A few days ago, Alexander Dugin, an extreme nationalist whose views have helped shape those of the Russian president, issued an extraordinary statement. “Ukraine must be cleansed of idiots,” he wrote — and then called for the “genocide” of the “race of bastards.”

But Novorossiya will also be hard to sustain if it has opponents in the West. Possible solutions to that problem are also under discussion. Not long ago, Vladimir Zhirinovsky — the Russian member of parliament and court jester who sometimes says things that those in power cannot — argued on television that Russia should use nuclear weapons to bomb Poland and the Baltic countries — “dwarf states,” he called them — and show the West who really holds power in Europe: “Nothing threatens America, it’s far away. But Eastern European countries will place themselves under the threat of total annihilation,” he declared. Vladimir Putin indulges these comments: Zhirinovsky’s statements are not official policy, the Russian president says, but he always “gets the party going.”

A far more serious person, the dissident Russian analyst Andrei Piontkovsky, has recently published an article arguing, along lines that echo Zhirinovsky’s threats, that Putin really is weighing the possibility of limited nuclear strikes — perhaps against one of the Baltic capitals, perhaps a Polish city — to prove that NATO is a hollow, meaningless entity that won’t dare strike back for fear of a greater catastrophe. Indeed, in military exercises in 2009 and 2013, the Russian army openly “practiced” a nuclear attack on Warsaw.

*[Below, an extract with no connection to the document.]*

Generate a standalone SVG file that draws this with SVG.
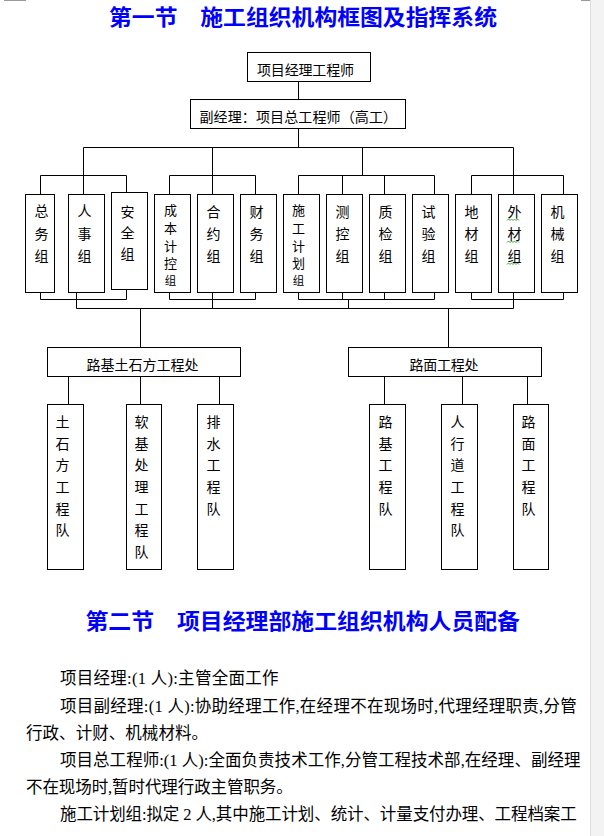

Is all of this nothing more than the raving of lunatics? Maybe. And maybe Putin is too weak to do any of this, and maybe it’s just scare tactics, and maybe his oligarchs will stop him. But “Mein Kampf” also seemed hysterical to Western and German audiences in 1933. Stalin’s orders to “liquidate” whole classes and social groups within the Soviet Union would have seemed equally insane to us at the time, if we had been able to hear them.